• Data segment:
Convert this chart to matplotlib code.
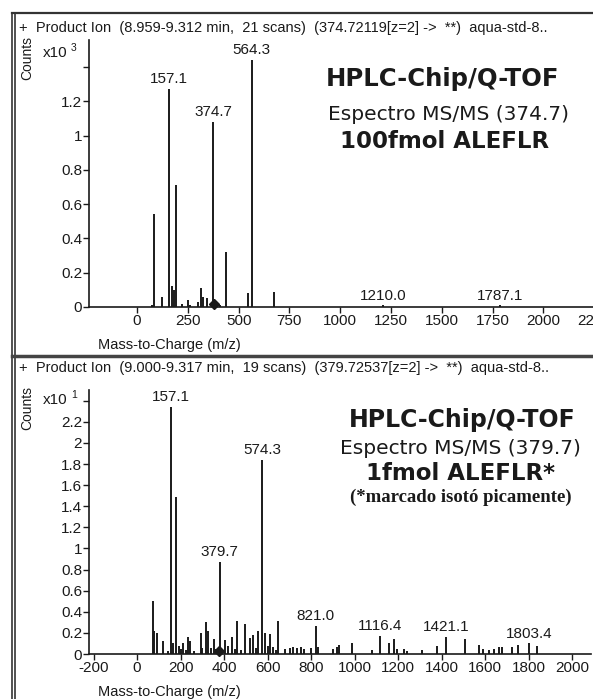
import matplotlib
matplotlib.use("Agg")
import matplotlib.pyplot as plt
from matplotlib.lines import Line2D

W, H = 593, 699

# top spectrum: 100 fmol ALEFLR, precursor 374.7 (counts x10^3)
top_mz = [72, 84, 125, 157.1, 172, 182, 192, 220, 249, 261, 302, 315, 323, 346,
          374.7, 395, 408, 438, 548, 564.3, 674, 1210.0, 1787.1]
top_int = [0.01, 0.54, 0.06, 1.27, 0.12, 0.10, 0.71, 0.02, 0.04, 0.01, 0.03, 0.11, 0.06, 0.05,
           1.08, 0.02, 0.01, 0.32, 0.08, 1.44, 0.09, 0.01, 0.01]
top_labels = ["157.1", "374.7", "564.3", "1210.0", "1787.1"]
top_precursor = 378

# bottom spectrum: 1 fmol ALEFLR* (isotope labelled), precursor 379.7 (counts x10^1)
bot_mz = [72, 80, 93, 121, 140, 157.1, 165, 180, 193, 200, 210, 225, 236, 244, 260, 293, 300,
          317, 328, 340, 354, 365, 379.7, 392, 405, 417, 435, 450, 461, 480, 497, 517, 532,
          545, 558, 574.3, 589, 600, 612, 627, 640, 647, 681, 704, 719, 735, 753, 768, 799,
          821.0, 834, 903, 918, 930, 987, 1080, 1116.4, 1156, 1179, 1194, 1225, 1241, 1310,
          1379, 1421.1, 1509, 1570, 1590, 1616, 1639, 1662, 1678, 1724, 1750, 1803.4, 1841]
bot_int = [0.50, 0.22, 0.20, 0.12, 0.03, 2.34, 0.10, 1.49, 0.08, 0.05, 0.10, 0.04, 0.16, 0.12, 0.03, 0.20, 0.06,
           0.30, 0.22, 0.06, 0.14, 0.05, 0.87, 0.04, 0.13, 0.08, 0.16, 0.05, 0.31, 0.04, 0.28, 0.15, 0.18,
           0.06, 0.22, 1.84, 0.20, 0.08, 0.19, 0.07, 0.04, 0.31, 0.05, 0.06, 0.07, 0.06, 0.07, 0.05, 0.06,
           0.27, 0.07, 0.05, 0.07, 0.09, 0.10, 0.04, 0.17, 0.10, 0.14, 0.05, 0.05, 0.03, 0.04,
           0.08, 0.16, 0.14, 0.09, 0.05, 0.04, 0.05, 0.07, 0.07, 0.07, 0.09, 0.10, 0.08]
bot_labels = ["157.1", "574.3", "379.7", "821.0", "1116.4", "1421.1", "1803.4"]
bot_precursor = 378

top_header = "+  Product Ion  (8.959-9.312 min,  21 scans)  (374.72119[z=2] ->  **)  aqua-std-8.."
bot_header = "+  Product Ion  (9.000-9.317 min,  19 scans)  (379.72537[z=2] ->  **)  aqua-std-8.."

plt.rcParams["font.family"] = ["Liberation Sans", "DejaVu Sans"]
plt.rcParams["axes.unicode_minus"] = False
ink = "#1a1a1a"


def fx(px):
    return px / W


def fy(py):
    return 1 - py / H


def draw_spectrum(ax, mz, inten, labels, prec, ylim, xlim, xticks, yticks, ytick_labels):
    ax.vlines(mz, 0, inten, color=ink, lw=1.4)
    for lab in labels:
        i = mz.index(float(lab))
        ax.annotate(lab, (mz[i], inten[i]), xytext=(0, 2), textcoords="offset points",
                    ha="center", va="bottom", fontsize=11, color=ink)
    ax.plot([prec], [ylim[1] * 0.012], marker="D", ms=5, color=ink, clip_on=False)
    ax.set_xlim(*xlim)
    ax.set_ylim(*ylim)
    ax.set_xticks(xticks)
    ax.set_yticks(yticks)
    ax.set_yticklabels(ytick_labels)
    ax.tick_params(labelsize=11, length=4, width=1, pad=1, colors=ink)
    for s in ["top", "right"]:
        ax.spines[s].set_visible(False)
    for s in ["left", "bottom"]:
        ax.spines[s].set_color(ink)
        ax.spines[s].set_linewidth(1.2)
    ax.patch.set_alpha(0)


fig = plt.figure(figsize=(W / 100, H / 100), dpi=100)

# top panel
ax1 = fig.add_axes([fx(89), fy(307), fx(511), 267 / H])
yt = [0, 0.2, 0.4, 0.6, 0.8, 1.0, 1.2, 1.4]
draw_spectrum(ax1, top_mz, top_int, top_labels, top_precursor, (0, 1.557), (-236, 2278),
              list(range(0, 2251, 250)), yt, ["%g" % v for v in yt[:-1]] + [""])

# bottom panel
ax2 = fig.add_axes([fx(89), fy(654), fx(502), 264 / H])
yt = [round(0.2 * i, 1) for i in range(13)]
draw_spectrum(ax2, bot_mz, bot_int, bot_labels, bot_precursor, (0, 2.502), (-221, 2087),
              list(range(-200, 2001, 200)), yt, ["%g" % v for v in yt[:-1]] + [""])

# panel frames
for x in [12, 15]:
    fig.add_artist(Line2D([fx(x), fx(x)], [fy(13), 0], color="#333333", lw=1.2))
fig.add_artist(Line2D([fx(12), 1], [fy(13), fy(13)], color="#333333", lw=1.6))
fig.add_artist(Line2D([fx(12), 1], [fy(356), fy(356)], color="#444444", lw=2.5))

# headers and axis captions
for hdr, y in [(top_header, 28), (bot_header, 368)]:
    fig.text(fx(19), fy(y), hdr, fontsize=10.5, va="center", ha="left", color=ink)
for y, cy, exp in [(53, 58, "3"), (400, 408, "1")]:
    fig.text(fx(27), fy(cy), "Counts", rotation=90, fontsize=10, ha="center", va="center", color=ink)
    fig.text(fx(43), fy(y), "x10", fontsize=11, ha="left", va="center", color=ink)
    fig.text(fx(71), fy(y - 5), exp, fontsize=7.5, ha="left", va="center", color=ink)
for y in [345, 692]:
    fig.text(fx(169), fy(y), "Mass-to-Charge (m/z)", fontsize=10.5, ha="center", va="center", color=ink)

# annotation text in the panels
big = ["DejaVu Sans"]
fig.text(fx(443), fy(79), "HPLC-Chip/Q-TOF", family=big, weight="bold", fontsize=17.5, ha="center", va="center", color=ink)
fig.text(fx(448), fy(114), "Espectro MS/MS (374.7)", family=big, fontsize=14.5, ha="center", va="center", color=ink)
fig.text(fx(445), fy(142), "100fmol ALEFLR", family=big, weight="bold", fontsize=16.5, ha="center", va="center", color=ink)

fig.text(fx(462), fy(420), "HPLC-Chip/Q-TOF", family=big, weight="bold", fontsize=17, ha="center", va="center", color=ink)
fig.text(fx(460), fy(449), "Espectro MS/MS (379.7)", family=big, fontsize=14.5, ha="center", va="center", color=ink)
fig.text(fx(461), fy(473), "1fmol ALEFLR*", family=big, weight="bold", fontsize=16.5, ha="center", va="center", color=ink)
fig.text(fx(461), fy(497), "(*marcado isotó picamente)", family=["Liberation Serif"], weight="bold",
         fontsize=13.5, ha="center", va="center", color=ink)

fig.savefig("out.png", dpi=100)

• Goal:
Every line of the data should be copied as it stands, without the images.

• Finished exercise:
Convert this chart to matplotlib code.
import matplotlib
matplotlib.use("Agg")
import matplotlib.pyplot as plt
from matplotlib.lines import Line2D

W, H = 593, 699

# top spectrum: 100 fmol ALEFLR, precursor 374.7 (counts x10^3)
top_mz = [72, 84, 125, 157.1, 172, 182, 192, 220, 249, 261, 302, 315, 323, 346,
          374.7, 395, 408, 438, 548, 564.3, 674, 1210.0, 1787.1]
top_int = [0.01, 0.54, 0.06, 1.27, 0.12, 0.10, 0.71, 0.02, 0.04, 0.01, 0.03, 0.11, 0.06, 0.05,
           1.08, 0.02, 0.01, 0.32, 0.08, 1.44, 0.09, 0.01, 0.01]
top_labels = ["157.1", "374.7", "564.3", "1210.0", "1787.1"]
top_precursor = 378

# bottom spectrum: 1 fmol ALEFLR* (isotope labelled), precursor 379.7 (counts x10^1)
bot_mz = [72, 80, 93, 121, 140, 157.1, 165, 180, 193, 200, 210, 225, 236, 244, 260, 293, 300,
          317, 328, 340, 354, 365, 379.7, 392, 405, 417, 435, 450, 461, 480, 497, 517, 532,
          545, 558, 574.3, 589, 600, 612, 627, 640, 647, 681, 704, 719, 735, 753, 768, 799,
          821.0, 834, 903, 918, 930, 987, 1080, 1116.4, 1156, 1179, 1194, 1225, 1241, 1310,
          1379, 1421.1, 1509, 1570, 1590, 1616, 1639, 1662, 1678, 1724, 1750, 1803.4, 1841]
bot_int = [0.50, 0.22, 0.20, 0.12, 0.03, 2.34, 0.10, 1.49, 0.08, 0.05, 0.10, 0.04, 0.16, 0.12, 0.03, 0.20, 0.06,
           0.30, 0.22, 0.06, 0.14, 0.05, 0.87, 0.04, 0.13, 0.08, 0.16, 0.05, 0.31, 0.04, 0.28, 0.15, 0.18,
           0.06, 0.22, 1.84, 0.20, 0.08, 0.19, 0.07, 0.04, 0.31, 0.05, 0.06, 0.07, 0.06, 0.07, 0.05, 0.06,
           0.27, 0.07, 0.05, 0.07, 0.09, 0.10, 0.04, 0.17, 0.10, 0.14, 0.05, 0.05, 0.03, 0.04,
           0.08, 0.16, 0.14, 0.09, 0.05, 0.04, 0.05, 0.07, 0.07, 0.07, 0.09, 0.10, 0.08]
bot_labels = ["157.1", "574.3", "379.7", "821.0", "1116.4", "1421.1", "1803.4"]
bot_precursor = 378

top_header = "+  Product Ion  (8.959-9.312 min,  21 scans)  (374.72119[z=2] ->  **)  aqua-std-8.."
bot_header = "+  Product Ion  (9.000-9.317 min,  19 scans)  (379.72537[z=2] ->  **)  aqua-std-8.."

plt.rcParams["font.family"] = ["Liberation Sans", "DejaVu Sans"]
plt.rcParams["axes.unicode_minus"] = False
ink = "#1a1a1a"


def fx(px):
    return px / W


def fy(py):
    return 1 - py / H


def draw_spectrum(ax, mz, inten, labels, prec, ylim, xlim, xticks, yticks, ytick_labels):
    ax.vlines(mz, 0, inten, color=ink, lw=1.4)
    for lab in labels:
        i = mz.index(float(lab))
        ax.annotate(lab, (mz[i], inten[i]), xytext=(0, 2), textcoords="offset points",
                    ha="center", va="bottom", fontsize=11, color=ink)
    ax.plot([prec], [ylim[1] * 0.012], marker="D", ms=5, color=ink, clip_on=False)
    ax.set_xlim(*xlim)
    ax.set_ylim(*ylim)
    ax.set_xticks(xticks)
    ax.set_yticks(yticks)
    ax.set_yticklabels(ytick_labels)
    ax.tick_params(labelsize=11, length=4, width=1, pad=1, colors=ink)
    for s in ["top", "right"]:
        ax.spines[s].set_visible(False)
    for s in ["left", "bottom"]:
        ax.spines[s].set_color(ink)
        ax.spines[s].set_linewidth(1.2)
    ax.patch.set_alpha(0)


fig = plt.figure(figsize=(W / 100, H / 100), dpi=100)

# top panel
ax1 = fig.add_axes([fx(89), fy(307), fx(511), 267 / H])
yt = [0, 0.2, 0.4, 0.6, 0.8, 1.0, 1.2, 1.4]
draw_spectrum(ax1, top_mz, top_int, top_labels, top_precursor, (0, 1.557), (-236, 2278),
              list(range(0, 2251, 250)), yt, ["%g" % v for v in yt[:-1]] + [""])

# bottom panel
ax2 = fig.add_axes([fx(89), fy(654), fx(502), 264 / H])
yt = [round(0.2 * i, 1) for i in range(13)]
draw_spectrum(ax2, bot_mz, bot_int, bot_labels, bot_precursor, (0, 2.502), (-221, 2087),
              list(range(-200, 2001, 200)), yt, ["%g" % v for v in yt[:-1]] + [""])

# panel frames
for x in [12, 15]:
    fig.add_artist(Line2D([fx(x), fx(x)], [fy(13), 0], color="#333333", lw=1.2))
fig.add_artist(Line2D([fx(12), 1], [fy(13), fy(13)], color="#333333", lw=1.6))
fig.add_artist(Line2D([fx(12), 1], [fy(356), fy(356)], color="#444444", lw=2.5))

# headers and axis captions
for hdr, y in [(top_header, 28), (bot_header, 368)]:
    fig.text(fx(19), fy(y), hdr, fontsize=10.5, va="center", ha="left", color=ink)
for y, cy, exp in [(53, 58, "3"), (400, 408, "1")]:
    fig.text(fx(27), fy(cy), "Counts", rotation=90, fontsize=10, ha="center", va="center", color=ink)
    fig.text(fx(43), fy(y), "x10", fontsize=11, ha="left", va="center", color=ink)
    fig.text(fx(71), fy(y - 5), exp, fontsize=7.5, ha="left", va="center", color=ink)
for y in [345, 692]:
    fig.text(fx(169), fy(y), "Mass-to-Charge (m/z)", fontsize=10.5, ha="center", va="center", color=ink)

# annotation text in the panels
big = ["DejaVu Sans"]
fig.text(fx(443), fy(79), "HPLC-Chip/Q-TOF", family=big, weight="bold", fontsize=17.5, ha="center", va="center", color=ink)
fig.text(fx(448), fy(114), "Espectro MS/MS (374.7)", family=big, fontsize=14.5, ha="center", va="center", color=ink)
fig.text(fx(445), fy(142), "100fmol ALEFLR", family=big, weight="bold", fontsize=16.5, ha="center", va="center", color=ink)

fig.text(fx(462), fy(420), "HPLC-Chip/Q-TOF", family=big, weight="bold", fontsize=17, ha="center", va="center", color=ink)
fig.text(fx(460), fy(449), "Espectro MS/MS (379.7)", family=big, fontsize=14.5, ha="center", va="center", color=ink)
fig.text(fx(461), fy(473), "1fmol ALEFLR*", family=big, weight="bold", fontsize=16.5, ha="center", va="center", color=ink)
fig.text(fx(461), fy(497), "(*marcado isotó picamente)", family=["Liberation Serif"], weight="bold",
         fontsize=13.5, ha="center", va="center", color=ink)

fig.savefig("out.png", dpi=100)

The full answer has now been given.